Among the memorable commercials during the Super Bowl was one featuring a different kind of futbol. Millions watched a brief commercial for Telemundo featuring a broadcaster yelling “GOOOOOOOOL!” for 10 seconds — and in two different keys — over a montage of soccer highlights that culminated in an epic mic drop.
He was Telemundo play-by-play announcer and five-time Emmy Award winner Andres Cantor, and his goal call has become synonymous with the beautiful game. His goal call features a blend of tasteful vibrato and guttural enthusiasm that rises above the chorus of cheering fans and other color commentators. Fans have heard it many times during the Spanish-language network’s broadcast of the World Cup over the last three weeks.
“I waste a lot of energy by doing the play-by-play because I get so emotionally involved and so concentrated and into the game that I am really — for me it’s like playing the game,” Cantor said of the effort he puts into his calls.
The 55-year-old Cantor has yelled his goal call during the action in Russia, his tenth World Cup, and countless other men’s and women’s games since joining Univision in 1987. The first time Cantor did his goal call, during an audition with Univision, it had such an impact on his future boss that he was hired just a few days later.

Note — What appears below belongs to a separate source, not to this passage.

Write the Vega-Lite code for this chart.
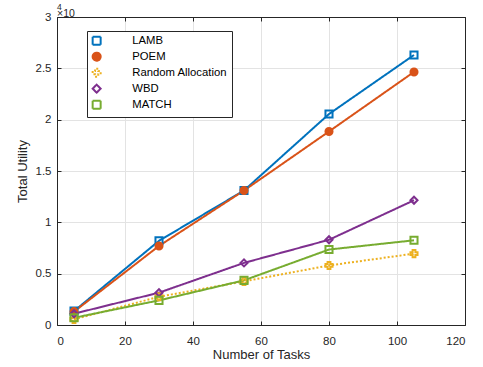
{
  "$schema": "https://vega.github.io/schema/vega-lite/v6.json",
  "width": 408,
  "height": 308,
  "autosize": "none",
  "padding": {"left": 57, "top": 17, "right": 18, "bottom": 42},
  "background": "white",
  "title": {"text": "\u00a0\u00a0\u00a0\u00a0\u00a0\u00a0\u00a0\u00a04", "subtitle": "×10"},
  "config": {
    "view": {"stroke": null},
    "title": {"anchor": "start", "frame": "group", "fontSize": 8.5, "subtitleFontSize": 10.5, "fontWeight": "normal", "font": "Liberation Sans", "subtitleFont": "Liberation Sans", "color": "#262626", "subtitleColor": "#262626", "offset": -8, "subtitlePadding": -3},
    "axis": {"labelFont": "Liberation Sans", "titleFont": "Liberation Sans", "labelFontSize": 11.5, "titleFontSize": 13, "titleFontWeight": "normal", "labelColor": "#262626", "titleColor": "#262626", "domainColor": "#262626", "tickColor": "#262626", "gridColor": "#e3e3e3", "gridWidth": 1, "tickSize": -4}
  },
  "data": {"values": [
    {"series": "LAMB", "tasks": 5, "utility": 1350},
    {"series": "LAMB", "tasks": 30, "utility": 8200},
    {"series": "LAMB", "tasks": 55, "utility": 13100},
    {"series": "LAMB", "tasks": 80, "utility": 20550},
    {"series": "LAMB", "tasks": 105, "utility": 26300},
    {"series": "POEM", "tasks": 5, "utility": 1300},
    {"series": "POEM", "tasks": 30, "utility": 7700},
    {"series": "POEM", "tasks": 55, "utility": 13100},
    {"series": "POEM", "tasks": 80, "utility": 18850},
    {"series": "POEM", "tasks": 105, "utility": 24650},
    {"series": "Random Allocation", "tasks": 5, "utility": 550},
    {"series": "Random Allocation", "tasks": 30, "utility": 2750},
    {"series": "Random Allocation", "tasks": 55, "utility": 4250},
    {"series": "Random Allocation", "tasks": 80, "utility": 5800},
    {"series": "Random Allocation", "tasks": 105, "utility": 6950},
    {"series": "WBD", "tasks": 5, "utility": 1100},
    {"series": "WBD", "tasks": 30, "utility": 3150},
    {"series": "WBD", "tasks": 55, "utility": 6050},
    {"series": "WBD", "tasks": 80, "utility": 8300},
    {"series": "WBD", "tasks": 105, "utility": 12150},
    {"series": "MATCH", "tasks": 5, "utility": 700},
    {"series": "MATCH", "tasks": 30, "utility": 2400},
    {"series": "MATCH", "tasks": 55, "utility": 4350},
    {"series": "MATCH", "tasks": 80, "utility": 7350},
    {"series": "MATCH", "tasks": 105, "utility": 8250}
  ]},
  "resolve": {"axis": {"x": "independent", "y": "independent"}},
  "layer": [
    {
      "mark": {"type": "line", "strokeWidth": 2},
      "encoding": {
        "x": {"field": "tasks", "type": "quantitative", "scale": {"domain": [0, 120], "nice": false, "zero": false},
              "axis": {"title": "Number of Tasks", "values": [0, 20, 40, 60, 80, 100, 120], "labelPadding": 14, "titlePadding": 2}},
        "y": {"field": "utility", "type": "quantitative", "scale": {"domain": [0, 30000], "nice": false},
              "axis": {"title": "Total Utility", "values": [0, 5000, 10000, 15000, 20000, 25000, 30000], "labelExpr": "datum.value / 10000", "labelPadding": 10, "titlePadding": 6}},
        "color": {"field": "series", "type": "nominal",
          "scale": {"domain": ["LAMB", "POEM", "Random Allocation", "WBD", "MATCH"], "range": ["#0072BD", "#D95319", "#EDB120", "#7E2F8E", "#77AC30"]},
          "legend": {
            "title": null, "orient": "none", "legendX": 30, "legendY": 14,
            "padding": 4, "strokeColor": "#262626", "fillColor": "white",
            "labelFont": "Liberation Sans", "labelFontSize": 11.3, "labelColor": "black", "labelOffset": 30,
            "symbolSize": 64, "rowPadding": -1, "symbolStrokeWidth": 2
          }},
        "strokeDash": {"field": "series", "type": "nominal",
          "scale": {"domain": ["LAMB", "POEM", "Random Allocation", "WBD", "MATCH"], "range": [[1, 0], [1, 0], [2, 2], [1, 0], [1, 0]]},
          "legend": null}
      }
    },
    {
      "mark": {"type": "point", "filled": false, "strokeWidth": 2, "size": 50, "opacity": 1},
      "encoding": {
        "x": {"field": "tasks", "type": "quantitative", "axis": {"orient": "top", "labels": false, "title": null, "grid": false, "values": [0, 20, 40, 60, 80, 100, 120]}},
        "y": {"field": "utility", "type": "quantitative", "axis": {"orient": "right", "labels": false, "title": null, "grid": false, "values": [0, 5000, 10000, 15000, 20000, 25000, 30000]}},
        "color": {"field": "series", "type": "nominal"},
        "shape": {"field": "series", "type": "nominal",
          "scale": {"domain": ["LAMB", "POEM", "Random Allocation", "WBD", "MATCH"], "range": ["square", "circle", "cross", "diamond", "square"]},
          "legend": null},
        "fill": {"field": "series", "type": "nominal",
          "scale": {"domain": ["LAMB", "POEM", "Random Allocation", "WBD", "MATCH"], "range": ["transparent", "#D95319", "transparent", "transparent", "transparent"]},
          "legend": null}
      }
    }
  ]
}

“The person that hired me … took notice, you know,” Cantor said this week in a phone interview from Russia. “It was right after lunch. He was kind of fighting his nap, and that surely woke him up.”
Cantor’s trumpeting of goals, however, was not his own invention. He described gaining inspiration from the vociferous, lengthy goal calls by Argentinian radio play-by-play broadcasters as a child.

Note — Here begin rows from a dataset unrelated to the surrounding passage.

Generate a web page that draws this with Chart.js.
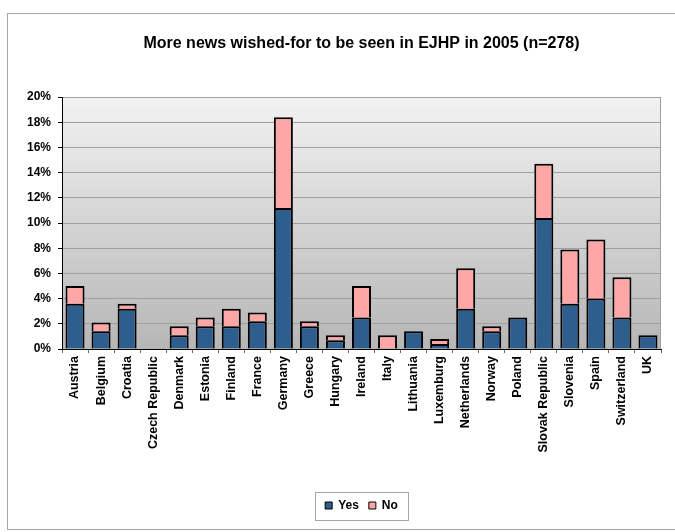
<!DOCTYPE html>
<html>
<head>
<meta charset="utf-8">
<script src="https://cdn.jsdelivr.net/npm/chart.js@4/dist/chart.umd.min.js"></script>
<style>
html,body{margin:0;padding:0;background:#fff;}
#wrap{width:675px;height:532px;position:relative;}
</style>
</head>
<body>
<div id="wrap"><canvas id="c" width="675" height="532"></canvas></div>
<script>
const categories = ["Austria","Belgium","Croatia","Czech Republic","Denmark","Estonia","Finland","France","Germany","Greece","Hungary","Ireland","Italy","Lithuania","Luxemburg","Netherlands","Norway","Poland","Slovak Republic","Slovenia","Spain","Switzerland","UK"];
const yesValues = [3.6,1.4,3.2,0,1.1,1.8,1.8,2.2,11.2,1.8,0.7,2.5,0,1.4,0.4,3.2,1.4,2.5,10.4,3.6,4.0,2.5,1.1];
const noValues  = [1.4,0.7,0.4,0,0.7,0.7,1.4,0.7,7.2,0.4,0.4,2.5,1.1,0,0.4,3.2,0.4,0,4.3,4.3,4.7,3.2,0];
const seriesNames = ["Yes","No"];
const yTickValues = [0,2,4,6,8,10,12,14,16,18,20];
const titleText = "More news wished-for to be seen in EJHP in 2005 (n=278)";

const FONT = "Arial, 'Liberation Sans', sans-serif";

const framePlugin = {
  id: 'frame',
  beforeDraw(chart) {
    const ctx = chart.ctx, a = chart.chartArea;
    ctx.save();
    ctx.fillStyle = '#fff';
    ctx.fillRect(0,0,chart.width,chart.height);
    ctx.strokeStyle = '#a6a6a6';
    ctx.lineWidth = 1;
    ctx.strokeRect(7.5, 13.5, 700, 516);
    const g = ctx.createLinearGradient(0, a.top, 0, a.bottom);
    g.addColorStop(0, '#f2f2f2');
    g.addColorStop(1, '#b6b6b6');
    ctx.fillStyle = g;
    ctx.fillRect(a.left, a.top, a.right - a.left, a.bottom - a.top);
    ctx.strokeStyle = '#a0a0a0';
    ctx.strokeRect(a.left + 0.5, a.top + 0.5, a.right - a.left - 1, a.bottom - a.top);
    ctx.restore();
  },
  afterDraw(chart) {
    const lg = chart.legend;
    if (!lg || !lg.legendHitBoxes || !lg.legendHitBoxes.length) return;
    const hb = lg.legendHitBoxes;
    let l = Infinity, r = -Infinity, t = Infinity, b = -Infinity;
    hb.forEach(h => { l = Math.min(l, h.left); r = Math.max(r, h.left + h.width); t = Math.min(t, h.top); b = Math.max(b, h.top + h.height); });
    const ctx = chart.ctx;
    ctx.save();
    ctx.strokeStyle = '#a6a6a6';
    ctx.lineWidth = 1;
    const cy = (t + b) / 2;
    ctx.strokeRect(Math.round(l - 10) + 0.5, Math.round(cy - 14) + 0.5, Math.round(r - l + 20), 28);
    ctx.restore();
  }
};

new Chart(document.getElementById('c'), {
  type: 'bar',
  data: {
    labels: categories,
    datasets: [
      { label: seriesNames[0], data: yesValues, backgroundColor: '#2e5e8d', borderColor: '#000',
        borderWidth: c => (c.raw ? 2 : 0), borderSkipped: 'start', stack: 's' },
      { label: seriesNames[1], data: noValues, backgroundColor: '#ffa6a6', borderColor: '#000',
        borderWidth: c => (c.raw ? 2 : 0), borderSkipped: 'start', stack: 's' }
    ]
  },
  options: {
    responsive: false,
    animation: false,
    devicePixelRatio: 1,
    layout: { padding: { left: 0, right: 14, top: 0, bottom: 10.5 } },
    datasets: { bar: { barPercentage: 0.73, categoryPercentage: 1.0 } },
    plugins: {
      title: { display: true, fullSize: false, text: titleText, color: '#000',
        font: { family: FONT, size: 16, weight: 'bold', lineHeight: 1.2 },
        padding: { top: 34, bottom: 43.8 } },
      legend: { position: 'bottom', fullSize: false,
        labels: { color: '#000', boxWidth: 7, boxHeight: 7, padding: 10,
          font: { family: FONT, size: 12, weight: 'bold' },
          generateLabels(chart) {
            const items = Chart.defaults.plugins.legend.labels.generateLabels(chart);
            items.forEach(i => { i.lineWidth = 1; });
            return items;
          } } },
      tooltip: { enabled: false }
    },
    scales: {
      x: {
        stacked: true, offset: true,
        grid: { offset: true, drawOnChartArea: false, drawTicks: true, tickLength: 4, color: '#666', tickColor: '#666' },
        border: { color: '#000', width: 1 },
        ticks: { autoSkip: false, minRotation: 90, maxRotation: 90, padding: 3, color: '#000',
          font: { family: FONT, size: 12.5, weight: 'bold' } },
        afterFit(s) { s.height = 140.5; }
      },
      y: {
        stacked: true, min: 0, max: 20,
        afterBuildTicks(s) { s.ticks = yTickValues.map(v => ({ value: v })); },
        grid: { color: '#a0a0a0', tickLength: 4, tickColor: '#000' },
        border: { color: '#000', width: 1 },
        ticks: { padding: 7, color: '#000', font: { family: FONT, size: 12, weight: 'bold' },
          callback: v => v + '%' },
        afterFit(s) { s.width = 62; }
      }
    }
  },
  plugins: [framePlugin]
});
</script>
</body>
</html>
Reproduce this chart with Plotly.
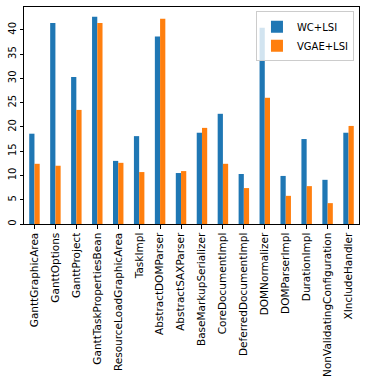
import plotly.graph_objects as go

# 类别与两组数值
classes = [
    "GanttGraphicArea", "GanttOptions", "GanttProject", "GanttTaskPropertiesBean",
    "ResourceLoadGraphicArea", "TaskImpl", "AbstractDOMParser", "AbstractSAXParser",
    "BaseMarkupSerializer", "CoreDocumentImpl", "DeferredDocumentImpl", "DOMNormalizer",
    "DOMParserImpl", "DurationImpl", "NonValidatingConfiguration", "XIncludeHandler",
]
wc_lsi = [18.6, 41.4, 30.3, 42.7, 13.0, 18.1, 38.6, 10.5,
          18.8, 22.7, 10.3, 40.4, 9.9, 17.5, 9.1, 18.8]
vgae_lsi = [12.4, 12.0, 23.5, 41.4, 12.6, 10.7, 42.3, 10.9,
            19.8, 12.4, 7.4, 26.0, 5.8, 7.8, 4.3, 20.2]
y_ticks = [0, 5, 10, 15, 20, 25, 30, 35, 40]

fig = go.Figure()
fig.add_trace(go.Bar(x=classes, y=wc_lsi, name="WC+LSI", marker=dict(color="#1f77b4", line=dict(width=0))))
fig.add_trace(go.Bar(x=classes, y=vgae_lsi, name="VGAE+LSI", marker=dict(color="#ff7f0e", line=dict(width=0))))

axis_style = dict(
    showline=True, linecolor="black", linewidth=1, mirror=True,
    ticks="outside", ticklen=3.5, tickcolor="black", tickwidth=0.8,
    showgrid=False, zeroline=False, automargin=False,
)

fig.update_xaxes(type="category", range=[-0.5, 15.5], tickangle=-90,
                 tickfont=dict(family="DejaVu Sans", size=10.5, color="black"), **axis_style)
fig.update_yaxes(range=[0, 44.7], tickvals=y_ticks, tickangle=-90,
                 tickfont=dict(family="DejaVu Sans", size=10, color="black"), **axis_style)

fig.update_layout(
    width=366, height=376,
    margin=dict(l=24, r=7, t=7, b=152),
    barmode="group", bargap=0.5, bargroupgap=0,
    plot_bgcolor="white", paper_bgcolor="white",
    font=dict(family="DejaVu Sans", size=10, color="black"),
    legend=dict(
        x=0.985, y=0.98, xanchor="right", yanchor="top",
        bordercolor="#cccccc", borderwidth=1, bgcolor="rgba(255,255,255,0.8)",
        font=dict(size=10), itemwidth=30, tracegroupgap=0,
    ),
    showlegend=True,
)

# 去掉页面默认边距，让图贴齐窗口左上角
fig.write_html("out.html", config={"displayModeBar": False},
               post_script="document.body.style.margin='0';")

“The origin is pretty basic throughout Latin America,” Cantor explained. “Every play-by-play announcer, at least, called the goal long or shorter but with the same emphasis …it’s part of the passionate style. It’s not like anybody copied anybody. I think we all have the same feel for the game, the same passion, the same love, and we all call it pretty much the same way.”
Cantor may not have conceived the goal call, but he certainly popularized it in the U.S.
When Cantor called his first World Cup in 1990, the cry exploded here, gaining him appearances on The Late Show with David Letterman and other TV shows.
Today searching “gol” on Twitter reveals that the hashtag consists almost entirely of Cantor’s calls. The cry was even featured on The Simpsons and one web site sells it as a ringtone.
Cantor’s role during the World Cup has undoubtedly helped contribute to the increase in viewership and ratings that Telemundo boasts. The round of 16 game between Brazil and Mexico for which Cantor called play-by-play, for example, was the most-watched weekday daytime program in Telemundo history. It averaged five million viewers during the two-hour game window.
Telemundo Deportes says this World Cup has already exceeded the reach for the entire Spanish-speaking viewership of the 2010 tournament, which had 32.2 million viewers for 60 games. This year Telemundo says it’s had 34.7 million TV viewers through the quarterfinals in Russia.
While Cantor expressed gratitude for the recognition he receives for his goal calls, he also appreciates when his listeners recognize his work during “the rest of the 90 minutes where there is no goal call,” which includes analysis, expertise, emphasis on the buildup of big plays and knowledge of players.
“All of that makes me very proud when people come up to me or write on social media, ‘You’re spot on because of all of those other attributes, not just the goal call,” Cantor said.
It should come as no surprise, then, that in grading his own goal calls, Cantor considers more than simply the number of seconds for which he can hold his cry.
“What makes a great goal call … the moment it happened, the importance and the relevance of the goal, but also since I’m very self-demanding, it has to do with the flow of my play-by-play before the goal. The way I set up the goal as it’s about to happen,” Cantor said.
Using Cantor’s criteria, USA TODAY Sports compiled a list of his top five World Cup “goal” calls of this decade with an assist from the man himself.
One call missing from the list, however, is Cantor’s favorite goal of the 2018 World Cup: the winning goal of Sunday’s World Cup Final.
“What is the best goal call? The next one,” Cantor said. “The winning goal, the final will be my best, I hope.”
5. Yerry Mina of Colombia’s game-tying header in the 93rd minute that sent the game to penalty kicks. Cantor explained that because the goal was a corner kick, “you have some more time to set up and build the awareness that something big might happen. That buildup of anticipation constitutes my best goal calls.”
4. Hirving Lozano’s goal for Mexico against Germany during the teams’ opener to group play, which gave Mexico the 1-0 win over the defending champions. “It was a monumental goal for what it meant to Mexico,” Cantor said. “That in itself was a very important goal for a Latin American team that took the lead against the world champion.”
3. Marcos Rojo’s game-winning goal for Argentina against Nigeria with three minutes left during this World Cup’s group stage. “Argentina with Messi, the world superstar, was three minutes away from elimination in the first round, which would have been a disastrous thing for Argentina’s soccer team,” Cantor said. “Marcos Rojo scored three minutes from time, so that made it an important goal.”
2. American Carli Lloyd’s third goal scored from midfield against Japan in the 2015 Women’s World Cup Final, which completed a hat trick. “Regardless of language, gender, race, I mean Carli Lloyd’s 50-yard shot on a World Cup Final has got to be fighting to be the top two of my goal calls, definitely,” Cantor said.
1. Landon Donovan’s goal during the USA vs. Algeria group-stage game in 2010 that sent the Americans to the knockout round. Cantor wagered this was likely his favorite goal call of the last decade so far. “The buildup and the flow of the play-by-play, and the excitement of the drama in my voice, and obviously the importance of the goal made it a memorable goal call for me,” he said. “I almost fainted … the only thing that prevented me from fainting was that it was almost 32 degrees that night.”